Is he still a fan of Catchphrase today? “Yes, I love to watch it – the only real difference, really, between Stephen [Mulhern’s] Catchphrase and mine, is that there are now celebrities on the show. Because I am older, I don’t know who half the people are – I look at them and think, ‘Who the hell is that?’ I have to say, I prefer the public as contestants because you never knew what they were going to say.”
He knows exactly, though, what people will say to him when he’s out and about, whether at public speaking engagements, at a performance, in a restaurant or just walking down the street near his home at Lytham St Annes. “There’s hardly a day goes by without someone shouting a catchphrase at me: ’Say what you see’, ‘It’s good, but it’s not right’ - I hear them every day,” he says, cackling with laughter.

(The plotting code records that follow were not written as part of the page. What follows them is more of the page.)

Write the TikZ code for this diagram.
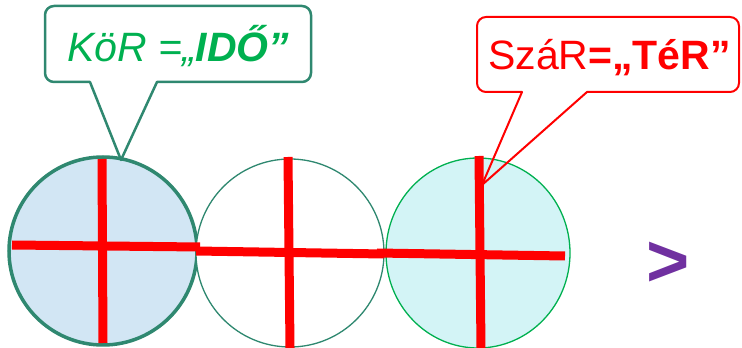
\documentclass[tikz,border=0pt]{standalone}
\usepackage{fontspec}
\setmainfont{Liberation Sans}
\usetikzlibrary{shapes.geometric}
\definecolor{tgreen}{HTML}{00B050}
\definecolor{teal1}{HTML}{2F8870}
\definecolor{fillA}{HTML}{D2E6F4}
\definecolor{fillC}{HTML}{D3F4F6}
\definecolor{purp}{HTML}{7030A0}
\tikzset{
  redbar/.style={draw=red, line width=9pt},
  callA/.style={draw=teal1, line width=2.5pt, line join=round},
  callB/.style={draw=red, line width=2pt, line join=round},
}
\begin{document}
\begin{tikzpicture}[x=1pt,y=1pt]
\useasboundingbox (0,0) rectangle (742,348);
% circles
\node (c1) [circle, draw=teal1, line width=3.5pt, fill=fillA, minimum size=188pt, inner sep=0pt] at (103,97) {};
\node (c2) [circle, draw=teal1, line width=1.3pt, fill=white, minimum size=188pt, inner sep=0pt] at (290,95) {};
\node (c3) [ellipse, draw=tgreen, line width=1.3pt, fill=fillC, minimum width=184pt, minimum height=190pt, inner sep=0pt] at (478,95) {};
% red cross lines
\coordinate (h1a) at (12,103); \coordinate (h1b) at (200,101);
\coordinate (v1a) at (102,189); \coordinate (v1b) at (103,5);
\coordinate (h2a) at (196,97); \coordinate (h2b) at (384,94);
\coordinate (v2a) at (288,191); \coordinate (v2b) at (290,0);
\coordinate (h3a) at (377,95); \coordinate (h3b) at (565,92);
\coordinate (v3a) at (479,192); \coordinate (v3b) at (481,0);
\draw[redbar] (h1a) -- (h1b);
\draw[redbar] (v1a) -- (v1b);
\draw[redbar] (h2a) -- (h2b);
\draw[redbar] (v2a) -- (v2b);
\draw[redbar] (h3a) -- (h3b);
\draw[redbar] (v3a) -- (v3b);
% callout 1
\coordinate (tipA) at (121,188);
\draw[callA] (90,266) -- (54,266) arc(270:180:9) -- (45,333) arc(180:90:9) -- (302,342) arc(90:0:9) -- (311,275) arc(0:-90:9) -- (157,266) -- (tipA) -- cycle;
\node (tA) [anchor=base west, inner sep=0pt, text=tgreen, font=\fontsize{41}{48}\selectfont\itshape] at (67,286) {KöR =„\textbf{IDŐ”}};
% callout 2
\coordinate (tipB) at (482,163);
\draw[callB] (522,256) -- (486,256) arc(270:180:9) -- (477,322) arc(180:90:9) -- (730,331) arc(90:0:9) -- (739,265) arc(0:-90:9) -- (587,256) -- (tipB) -- cycle;
\node (tB) [anchor=base west, inner sep=0pt, text=red, font=\fontsize{41}{48}\selectfont] at (488,278) {SzáR\textbf{=„TéR”}};
% greater-than sign
\node (gt) [inner sep=0pt, text=purp, font=\fontsize{74}{80}\selectfont\bfseries] at (668,84) {>};
\end{tikzpicture}
\end{document}
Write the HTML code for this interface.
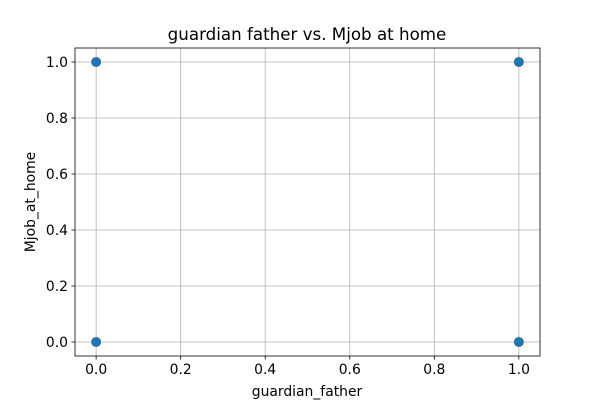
<!DOCTYPE html>
<html><head><meta charset="utf-8"><style>
body{margin:0;background:#fff}
svg text{font-family:"DejaVu Sans","Liberation Sans",sans-serif;fill:#000}
</style></head><body>
<svg id="chart" width="600" height="400">
<rect width="600" height="400" fill="#fff"/>
<g id="grid"></g>
<g id="points"></g>
<rect x="75" y="48" width="465" height="308" fill="none" stroke="#000" stroke-width="0.8"/>
<g id="ticks"></g>
<text x="307" y="40" font-size="16.7" text-anchor="middle">guardian father vs. Mjob at home</text>
<text x="307" y="396" font-size="13.9" text-anchor="middle">guardian_father</text>
<text x="0" y="0" font-size="13.9" text-anchor="middle" transform="translate(35,202) rotate(-90)">Mjob_at_home</text>
</svg>
<script>
const xValues=[0,0,1,1];
const yValues=[0,1,0,1];
const xTicks=[0,0.2,0.4,0.6,0.8,1.0];
const yTicks=[0,0.2,0.4,0.6,0.8,1.0];
const L=75,R=540,T=48,B=356,xmin=-0.05,xmax=1.05,ymin=-0.05,ymax=1.05;
const sx=v=>L+(v-xmin)/(xmax-xmin)*(R-L);
const sy=v=>B-(v-ymin)/(ymax-ymin)*(B-T);
const NS="http://www.w3.org/2000/svg";
const grid=document.getElementById('grid'),ticks=document.getElementById('ticks'),pts=document.getElementById('points');
function mk(tag,attrs,parent){const e=document.createElementNS(NS,tag);for(const k in attrs)e.setAttribute(k,attrs[k]);parent.appendChild(e);return e;}
xTicks.forEach(t=>{
 const x=sx(t);
 const g=mk('line',{x1:x,x2:x,y1:T,y2:B,stroke:'#b0b0b0','stroke-width':0.8},grid);
 
 
 const tk=mk('line',{x1:x,x2:x,y1:B,y2:B+3.5,stroke:'#000','stroke-width':0.8},ticks);
 
 
 const tx=mk('text',{x:x,y:B+18,'font-size':13.9,'text-anchor':'middle'},ticks);
 tx.textContent=t.toFixed(1);
 
 
});
yTicks.forEach(t=>{
 const y=sy(t);
 const g=mk('line',{x1:L,x2:R,y1:y,y2:y,stroke:'#b0b0b0','stroke-width':0.8},grid);
 
 
 const tk=mk('line',{x1:L-3.5,x2:L,y1:y,y2:y,stroke:'#000','stroke-width':0.8},ticks);
 
 
 const tx=mk('text',{x:L-7,y:y+5,'font-size':13.9,'text-anchor':'end'},ticks);
 tx.textContent=t.toFixed(1);
 
 
});
xValues.forEach((v,i)=>{
 const c=mk('circle',{cx:sx(v),cy:sy(yValues[i]),r:4.5,fill:'#1f77b4',stroke:'#1a5f90','stroke-width':0.8},pts);
 
 
});
</script>
</body></html>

I wonder if it gets more difficult, getting up on stage as an octogenarian? I tell him that I read somewhere that he used to carry four hours of material around in his head. “That’s now down to three hours and 45 minutes,” he retorts, quick as a flash.
There’s hardly a day goes by without someone shouting a catchphrase at me: ’Say what you see’, ‘It’s good, but it’s not right’ - I hear them every day
— Roy Walker
Still in demand as an after dinner speaker, he is also writing his memoir – title still to be confirmed. ‘I’m thinking I might call it: ‘I Said What I Saw’ – what do you think of that, as a title?” I like it, I tell him. When might it be published? “Before I die”, he says, laughing again, before informing me he must get off to his lunch-time yoga class.
“I’ve been doing yoga, on and off, for about 10 years,” he says, brightly. “It keeps me supple and I love the spiritual element. It makes me feel at peace and thankful for the health I have and the life I have lived. Life is still treating me well; I can’t complain.”